A manometer is a device to measure pressures. In the normal condition during the CPAP therapy, there is a significant change in the air pressure inside the CPAP piping due to breathing as patient inhale and exhale the air. If there is a large air leak or the mask is off, the air pressure fluctuation in the piping will become much smaller. So essentially we can check the mask status by constantly monitoring the air pressure inside the CPAP piping with a manometer.
In this project MPXV7002DP Integrated Silicon Pressure Sensor is used as a transducer to convert the air pressure to digital signals. The MPXV7002DP breakout board is widely available as a pressure differential sensor to measure the airspeed of RC models and is relatively cheap. This is the same technology inside commercial CPAP machines.

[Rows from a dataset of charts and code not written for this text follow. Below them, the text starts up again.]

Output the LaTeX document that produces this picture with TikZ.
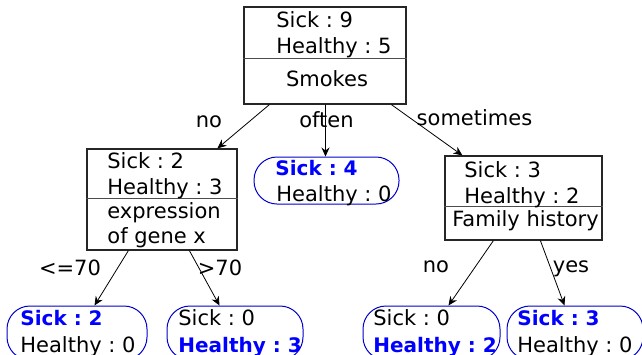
\documentclass[tikz,border=0pt]{standalone}
\usepackage{fontspec}
\setmainfont{DejaVu Sans}
\frenchspacing
\usetikzlibrary{calc,arrows.meta}
\tikzset{
	treebox/.style={draw=black!85, line width=0.6pt, inner sep=0pt},
	divider/.style={draw=black!70, line width=0.5pt},
	leaf/.style={draw=blue!80!black, line width=0.5pt, rounded corners=11.5pt, inner sep=0pt, minimum height=23.5pt},
	lowleaf/.style={leaf, minimum height=27pt},
	txt/.style={anchor=base west, inner sep=0pt},
	hit/.style={txt, text=blue, font=\bfseries},
	lbl/.style={anchor=base, inner sep=0pt},
	branch/.style={line width=0.4pt, -{Stealth[length=4.5pt, width=4pt, inset=1.5pt]}}
}
\begin{document}
\begin{tikzpicture}[x=0.5pt, y=-0.5pt, font=\fontsize{10.5}{13}\selectfont]
			\useasboundingbox (0, 0) rectangle (642, 354);
			
			%%%%% SPLIT NODES %%%%%
			
			\node[treebox, minimum width=81pt, minimum height=48.5pt] (root) at (325, 55.5) {};
			\draw[divider] ($(root.north west)+(0, 52)$) -- ($(root.north east)+(0, 52)$);
			\node[txt] (rootsick) at (276, 27) {Sick : 9};
			\node[txt] (roothealthy) at (276, 53) {Healthy : 5};
			\node[lbl] (smokes) at (327, 86) {Smokes};
			
			\node[treebox, minimum width=75pt, minimum height=50.5pt] (gene) at (162, 199.5) {};
			\draw[divider] ($(gene.north west)+(0, 50)$) -- ($(gene.north east)+(0, 50)$);
			\node[txt] (genesick) at (107, 168) {Sick : 2};
			\node[txt] (genehealthy) at (107, 194) {Healthy : 3};
			\node[txt] (genetest) at (107, 218) {expression};
			\node[txt] (genetestb) at (107, 243) {of gene x};
			
			\node[treebox, minimum width=78.5pt, minimum height=42pt] (family) at (523.5, 198) {};
			\draw[divider] ($(family.north west)+(0, 51)$) -- ($(family.north east)+(0, 51)$);
			\node[txt] (familysick) at (464, 177) {Sick : 3};
			\node[txt] (familyhealthy) at (464, 203) {Healthy : 2};
			\node[lbl] (familytest) at (525.5, 226) {Family history};
			
			%%%%% LEAVES %%%%%
			
			\node[leaf, minimum width=72.5pt] (often) at (326.5, 180.5) {};
			\node[hit] (oftensick) at (275, 175) {Sick : 4};
			\node[txt] (oftenhealthy) at (276, 201) {Healthy : 0};
			
			\node[lowleaf, minimum width=70pt] (low) at (77, 333) {};
			\node[hit] (lowsick) at (20, 325) {Sick : 2};
			\node[txt] (lowhealthy) at (20, 352) {Healthy : 0};
			
			\node[lowleaf, minimum width=68pt] (high) at (235, 333) {};
			\node[txt] (highsick) at (178, 325) {Sick : 0};
			\node[hit] (highhealthy) at (178, 352) {Healthy : 3};
			
			\node[lowleaf, minimum width=68.5pt] (nohist) at (431.5, 333) {};
			\node[txt] (nohistsick) at (373, 325) {Sick : 0};
			\node[hit] (nohisthealthy) at (373, 352) {Healthy : 2};
			
			\node[lowleaf, minimum width=68pt] (hist) at (575, 333) {};
			\node[hit] (histsick) at (517, 325) {Sick : 3};
			\node[txt] (histhealthy) at (517, 352) {Healthy : 0};
			
			%%%%% BRANCHES %%%%%
			
			\draw[branch] ($(root.south west)+(26, 0)$) -- ($(gene.north west)+(131, 0)$);
			\draw[branch] ($(root.south west)+(82, 0)$) -- ($(often.north west)+(72, 0)$);
			\draw[branch] ($(root.south west)+(148, 0)$) -- ($(family.north west)+(18, 0)$);
			\node[lbl] (lblno) at (209, 127) {no};
			\node[lbl] (lbloften) at (326.5, 127) {often};
			\node[lbl] (lblsometimes) at (474.5, 125) {sometimes};
			
			\draw[branch] ($(gene.south west)+(42, 0)$) -- ($(low.north west)+(88, 0)$);
			\draw[branch] ($(gene.south west)+(103, 0)$) -- ($(high.north west)+(53, 0)$);
			\node[lbl] (lbllow) at (70, 275) {<=70};
			\node[lbl] (lblhigh) at (220, 275) {>70};
			
			\draw[branch] ($(family.south west)+(49, 0)$) -- ($(nohist.north west)+(86, 0)$);
			\draw[branch] ($(family.south west)+(96, 0)$) -- ($(hist.north west)+(58, 0)$);
			\node[lbl] (lblnohist) at (436, 272) {no};
			\node[lbl] (lblhist) at (571, 272) {yes};
			
		\end{tikzpicture}
\end{document}
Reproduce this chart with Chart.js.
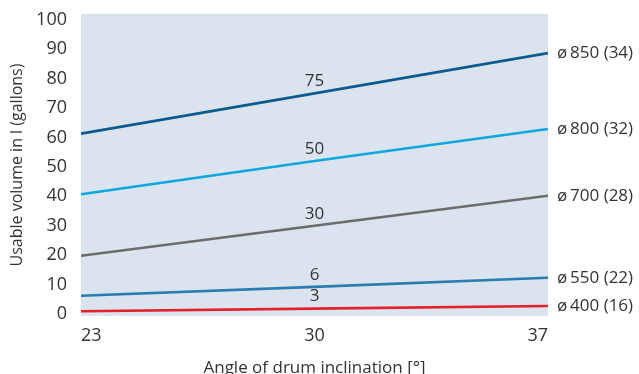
<!DOCTYPE html>
<html>
<head>
<meta charset="utf-8">
<script src="https://cdn.jsdelivr.net/npm/chart.js@4/dist/chart.umd.min.js"></script>
<style>
  html, body { margin: 0; padding: 0; background: #fff; }
  #wrap { width: 639px; height: 374px; }
</style>
</head>
<body>
<div id="wrap"><canvas id="chart" width="639" height="374"></canvas></div>
<script>
// Angle of drum inclination (x) and usable volume per drum size
const angles = [23, 30, 37];
const yTicks = [0, 10, 20, 30, 40, 50, 60, 70, 80, 90, 100];
const xTicks = [23, 30, 37];

const d850 = [61.3, 75, 88.7];
const d800 = [40.7, 52, 62.9];
const d700 = [19.8, 30, 40.2];
const d550 = [6.2, 9.2, 12.3];
const d400 = [0.9, 1.8, 2.7];

const seriesNames = ['ø\u2009850 (34)', 'ø\u2009800 (32)', 'ø\u2009700 (28)', 'ø\u2009550 (22)', 'ø\u2009400 (16)'];
const midLabels = ['75', '50', '30', '6', '3'];
const colors = ['#0c5a8e', '#0ba7df', '#6b6c6e', '#2a7db0', '#e42028'];

const FONT = '"Open Sans", "Noto Sans", sans-serif';
const TEXT = '#333333';

const seriesData = [d850, d800, d700, d550, d400];

// Plot background
const bgPlugin = {
  id: 'plotBg',
  beforeDraw(chart) {
    const { ctx, chartArea: a } = chart;
    ctx.save();
    ctx.fillStyle = '#dbe4ee';
    ctx.fillRect(a.left, a.top, a.right - a.left, a.bottom - a.top);
    ctx.restore();
  }
};

// Labels: end-of-line names and middle values
const labelPlugin = {
  id: 'lineLabels',
  afterDatasetsDraw(chart) {
    const { ctx, scales: { x, y } } = chart;
    ctx.save();
    ctx.fillStyle = TEXT;
    ctx.textBaseline = 'middle';
    chart.data.datasets.forEach((ds, i) => {
      const last = ds.data[ds.data.length - 1];
      ctx.font = `17px ${FONT}`;
      ctx.textAlign = 'left';
      ctx.fillText(seriesNames[i], x.right + 9, y.getPixelForValue(last.y));
      const mid = ds.data[1];
      ctx.textAlign = 'center';
      ctx.fillText(midLabels[i], x.getPixelForValue(mid.x), y.getPixelForValue(mid.y) - 12);
    });
    ctx.restore();
  }
};

new Chart(document.getElementById('chart').getContext('2d'), {
  type: 'line',
  data: {
    datasets: seriesData.map((vals, i) => ({
      label: seriesNames[i],
      data: vals.map((v, j) => ({ x: angles[j], y: v })),
      borderColor: colors[i],
      borderWidth: 2.6,
      pointRadius: 0,
      tension: 0,
    }))
  },
  options: {
    responsive: false,
    animation: false,
    layout: { padding: { top: 14, right: 91, left: 0, bottom: 0 } },
    plugins: { legend: { display: false }, tooltip: { enabled: false } },
    scales: {
      x: {
        type: 'linear', min: 23, max: 37,
        afterBuildTicks: s => { s.ticks = xTicks.map(v => ({ value: v })); },
        afterFit: s => { s.height = 58; s.paddingLeft = 0; s.paddingRight = 0; },
        grid: { display: false, drawTicks: false },
        border: { display: false },
        ticks: { align: 'inner', padding: 9, color: TEXT, font: { family: FONT, size: 18 } },
        title: { display: true, text: 'Angle of drum inclination [°]', color: TEXT,
                 font: { family: FONT, size: 17 }, padding: { top: 8, bottom: -4 } }
      },
      y: {
        min: -0.7, max: 102,
        afterBuildTicks: s => { s.ticks = yTicks.map(v => ({ value: v })); },
        afterFit: s => { s.width = 81; s.paddingTop = 0; s.paddingBottom = 0; },
        grid: { display: false, drawTicks: false },
        border: { display: false },
        ticks: { padding: 14, color: TEXT, font: { family: FONT, size: 18 } },
        title: { display: true, text: 'Usable volume in l (gallons)', color: TEXT,
                 font: { family: FONT, size: 16 }, padding: { top: 8, bottom: 0 } }
      }
    }
  },
  plugins: [bgPlugin, labelPlugin]
});
</script>
</body>
</html>
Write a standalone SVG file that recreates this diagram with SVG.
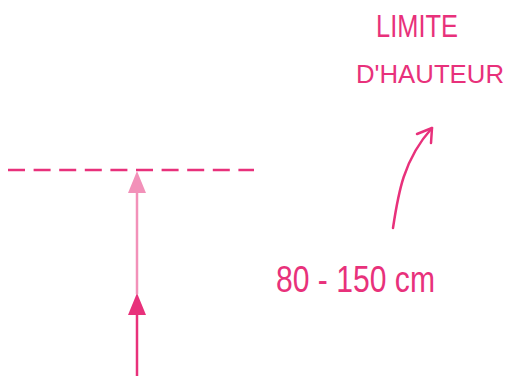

MPXV7002DP is a monolithic silicon pressure sensor designed for a wide range of applications. It has a measuring range of air pressure from -2 kPa to 2 kPa (approximately +/- 20.4 cmH2O), which covers nicely the typical pressure levels for treating Obstructive Sleep Apnea range from 6 to 15 cmH2O.
MPXV7002DP is designed as a differential pressure sensor and have two ports (P1 & P2). In this project, MPXV7002DP is used as a gauge pressure sensor by leaving the backside port (P2) open to the ambient air. This way pressure is measured relative to the ambient atmospheric pressure.
MPXV7002DP will output an analog voltage from 0-5V. This voltage is read by the Arduino analog pin and covert to corresponding air pressure using the transfer function provided by the manufacturer. The pressure is measured in kPa, 1Pa = 0.10197162129779 mmH2O. The results then are displayed on the LCD screen in both Pa (Pascal) and cmH2O.
CPAP Machine Monitor
Study shows breathing movements are symmetrical and did not change significantly with increasing age. The average respiratory rate is 14 during quiet breathing for both sexes. The rhythm (inspiration/expiration ratio) is 1:1.21 for men and 1:1.14 for women during quiet breathing.
The raw data of air pressure measurements from the CPAP piping goes up and down as people breath and also has many 'spikes' since Arduino 5.0V supply is quite noisy. Therefore the data needs to be smoothed out and evaluated over time in order to reliably detect the pressure changes introduced by inhalation and exhalation.
Several measures are taken by the Arduino sketch to process the data and monitor the air pressure. In a nutshell, the Arduino sketch uses the running average library by Rob Tillaart to first calculate the moving average of the air pressure measurements in real-time to smooth out the data points, then calculate the minimum and maximum observed air pressure every a few seconds to determine whether the mask has been disconnected by checking the differences between the peak and trough levels of air pressure. So if the incoming data line becomes flat, then it is likely that there's a large air leak or the mask has been disconnected, an audible alarm will sound to wake up the patient to make necessary adjustments. See the data plots for the visualization of this algorithm.